What you have to do: Copy exactly, and only, the lines below from the first through the one containing "import matplotlib.transforms as mtransforms", both included; pictures are omitted.
....
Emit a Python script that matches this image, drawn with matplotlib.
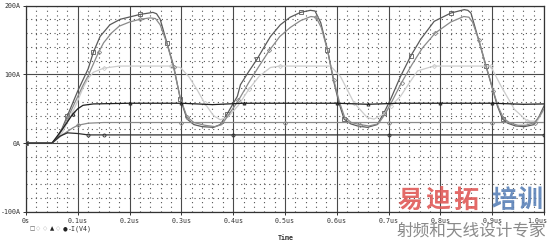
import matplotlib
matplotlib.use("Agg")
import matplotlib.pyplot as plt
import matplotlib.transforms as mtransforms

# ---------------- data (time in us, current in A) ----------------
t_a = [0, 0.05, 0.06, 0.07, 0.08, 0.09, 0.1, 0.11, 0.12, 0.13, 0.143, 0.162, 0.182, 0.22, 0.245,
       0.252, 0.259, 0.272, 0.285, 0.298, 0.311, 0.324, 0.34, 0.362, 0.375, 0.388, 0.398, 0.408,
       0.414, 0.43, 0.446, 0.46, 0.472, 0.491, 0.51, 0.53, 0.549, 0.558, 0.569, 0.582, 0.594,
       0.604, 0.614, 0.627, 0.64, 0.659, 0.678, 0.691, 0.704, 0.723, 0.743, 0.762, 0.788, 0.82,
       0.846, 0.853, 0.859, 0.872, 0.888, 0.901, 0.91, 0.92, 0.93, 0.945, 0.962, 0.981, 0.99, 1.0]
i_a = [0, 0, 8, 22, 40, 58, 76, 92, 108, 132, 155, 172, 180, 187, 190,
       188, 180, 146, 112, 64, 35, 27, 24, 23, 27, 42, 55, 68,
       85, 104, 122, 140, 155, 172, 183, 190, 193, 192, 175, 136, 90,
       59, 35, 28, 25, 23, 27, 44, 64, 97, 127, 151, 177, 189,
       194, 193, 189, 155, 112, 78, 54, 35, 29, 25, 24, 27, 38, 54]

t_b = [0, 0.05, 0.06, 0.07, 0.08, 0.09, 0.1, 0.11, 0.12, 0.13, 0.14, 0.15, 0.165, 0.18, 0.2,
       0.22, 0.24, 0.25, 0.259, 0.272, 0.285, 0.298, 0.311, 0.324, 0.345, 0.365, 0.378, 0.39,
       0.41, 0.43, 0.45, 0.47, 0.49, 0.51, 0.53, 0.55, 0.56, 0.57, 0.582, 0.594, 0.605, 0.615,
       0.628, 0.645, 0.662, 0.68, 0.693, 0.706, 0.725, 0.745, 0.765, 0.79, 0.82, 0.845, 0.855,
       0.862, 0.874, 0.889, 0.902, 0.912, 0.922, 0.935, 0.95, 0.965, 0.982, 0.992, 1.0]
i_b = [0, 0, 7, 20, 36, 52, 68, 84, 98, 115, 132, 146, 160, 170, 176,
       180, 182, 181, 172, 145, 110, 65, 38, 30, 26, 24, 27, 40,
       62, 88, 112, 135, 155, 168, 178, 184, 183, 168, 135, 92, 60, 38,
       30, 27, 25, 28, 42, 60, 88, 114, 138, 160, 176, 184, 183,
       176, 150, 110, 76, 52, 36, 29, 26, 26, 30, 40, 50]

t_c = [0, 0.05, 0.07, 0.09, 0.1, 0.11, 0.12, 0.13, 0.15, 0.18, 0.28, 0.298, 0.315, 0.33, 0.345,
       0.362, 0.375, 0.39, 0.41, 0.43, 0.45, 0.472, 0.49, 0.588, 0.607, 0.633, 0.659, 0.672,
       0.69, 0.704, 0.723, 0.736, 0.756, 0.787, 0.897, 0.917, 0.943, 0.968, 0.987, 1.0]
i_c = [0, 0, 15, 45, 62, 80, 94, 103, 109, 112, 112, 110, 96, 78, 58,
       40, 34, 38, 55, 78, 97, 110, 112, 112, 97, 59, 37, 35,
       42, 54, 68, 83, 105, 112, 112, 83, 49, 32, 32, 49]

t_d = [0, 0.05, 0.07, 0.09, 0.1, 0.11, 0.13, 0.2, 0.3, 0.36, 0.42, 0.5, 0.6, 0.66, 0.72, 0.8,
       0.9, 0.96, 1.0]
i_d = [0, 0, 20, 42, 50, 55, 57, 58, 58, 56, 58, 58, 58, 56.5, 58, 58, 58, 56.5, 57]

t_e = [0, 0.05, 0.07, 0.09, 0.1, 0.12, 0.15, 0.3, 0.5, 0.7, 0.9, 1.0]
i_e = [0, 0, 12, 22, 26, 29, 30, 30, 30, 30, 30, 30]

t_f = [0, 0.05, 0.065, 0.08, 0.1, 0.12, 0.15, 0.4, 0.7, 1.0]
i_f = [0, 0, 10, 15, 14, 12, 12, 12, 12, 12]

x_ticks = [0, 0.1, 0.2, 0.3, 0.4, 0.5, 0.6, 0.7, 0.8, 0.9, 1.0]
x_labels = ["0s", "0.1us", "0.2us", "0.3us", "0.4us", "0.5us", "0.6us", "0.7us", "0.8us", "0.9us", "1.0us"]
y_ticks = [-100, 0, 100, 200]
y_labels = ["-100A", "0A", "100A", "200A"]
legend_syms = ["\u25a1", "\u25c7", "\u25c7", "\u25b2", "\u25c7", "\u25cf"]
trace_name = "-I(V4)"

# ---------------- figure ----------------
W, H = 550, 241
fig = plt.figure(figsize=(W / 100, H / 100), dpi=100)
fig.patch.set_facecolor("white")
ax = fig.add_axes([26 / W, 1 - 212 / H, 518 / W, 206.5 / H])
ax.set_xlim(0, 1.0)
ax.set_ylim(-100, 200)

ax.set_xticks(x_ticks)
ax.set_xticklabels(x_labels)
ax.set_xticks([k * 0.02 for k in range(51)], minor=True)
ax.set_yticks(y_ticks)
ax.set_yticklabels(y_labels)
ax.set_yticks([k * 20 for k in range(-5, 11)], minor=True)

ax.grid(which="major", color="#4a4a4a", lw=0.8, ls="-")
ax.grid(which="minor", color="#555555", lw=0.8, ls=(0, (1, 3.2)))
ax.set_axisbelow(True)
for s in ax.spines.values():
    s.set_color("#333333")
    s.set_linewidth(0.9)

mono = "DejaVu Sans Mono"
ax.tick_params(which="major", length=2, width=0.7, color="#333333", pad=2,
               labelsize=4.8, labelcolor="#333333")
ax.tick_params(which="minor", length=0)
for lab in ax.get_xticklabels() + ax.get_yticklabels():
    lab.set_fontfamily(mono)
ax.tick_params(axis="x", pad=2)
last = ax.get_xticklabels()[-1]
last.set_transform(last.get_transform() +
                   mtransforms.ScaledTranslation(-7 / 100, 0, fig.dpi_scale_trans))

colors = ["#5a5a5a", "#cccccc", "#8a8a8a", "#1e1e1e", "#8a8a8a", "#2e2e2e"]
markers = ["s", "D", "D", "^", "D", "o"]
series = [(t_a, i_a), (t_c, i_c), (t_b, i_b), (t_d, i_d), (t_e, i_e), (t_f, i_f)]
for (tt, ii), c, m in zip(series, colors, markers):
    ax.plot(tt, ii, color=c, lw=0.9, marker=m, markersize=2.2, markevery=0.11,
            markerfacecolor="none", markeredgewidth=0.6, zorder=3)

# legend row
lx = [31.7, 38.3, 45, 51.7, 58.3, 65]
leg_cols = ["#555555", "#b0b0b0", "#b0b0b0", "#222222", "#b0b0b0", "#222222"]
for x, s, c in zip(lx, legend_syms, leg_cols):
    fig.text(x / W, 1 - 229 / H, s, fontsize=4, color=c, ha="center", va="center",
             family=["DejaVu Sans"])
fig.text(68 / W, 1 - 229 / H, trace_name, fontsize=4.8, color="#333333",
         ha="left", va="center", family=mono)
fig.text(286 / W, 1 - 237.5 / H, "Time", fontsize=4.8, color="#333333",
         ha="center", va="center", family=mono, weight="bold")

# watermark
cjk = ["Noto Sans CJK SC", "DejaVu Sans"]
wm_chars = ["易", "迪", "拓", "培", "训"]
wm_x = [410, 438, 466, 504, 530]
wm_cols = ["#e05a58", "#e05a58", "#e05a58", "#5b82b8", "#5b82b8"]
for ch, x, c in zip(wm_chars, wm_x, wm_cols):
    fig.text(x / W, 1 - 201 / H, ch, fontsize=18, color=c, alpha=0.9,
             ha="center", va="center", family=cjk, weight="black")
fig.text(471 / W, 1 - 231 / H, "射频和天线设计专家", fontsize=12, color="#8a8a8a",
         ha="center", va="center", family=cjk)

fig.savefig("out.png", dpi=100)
....
Solution to this problem:
Emit a Python script that matches this image, drawn with matplotlib.
import matplotlib
matplotlib.use("Agg")
import matplotlib.pyplot as plt
import matplotlib.transforms as mtransforms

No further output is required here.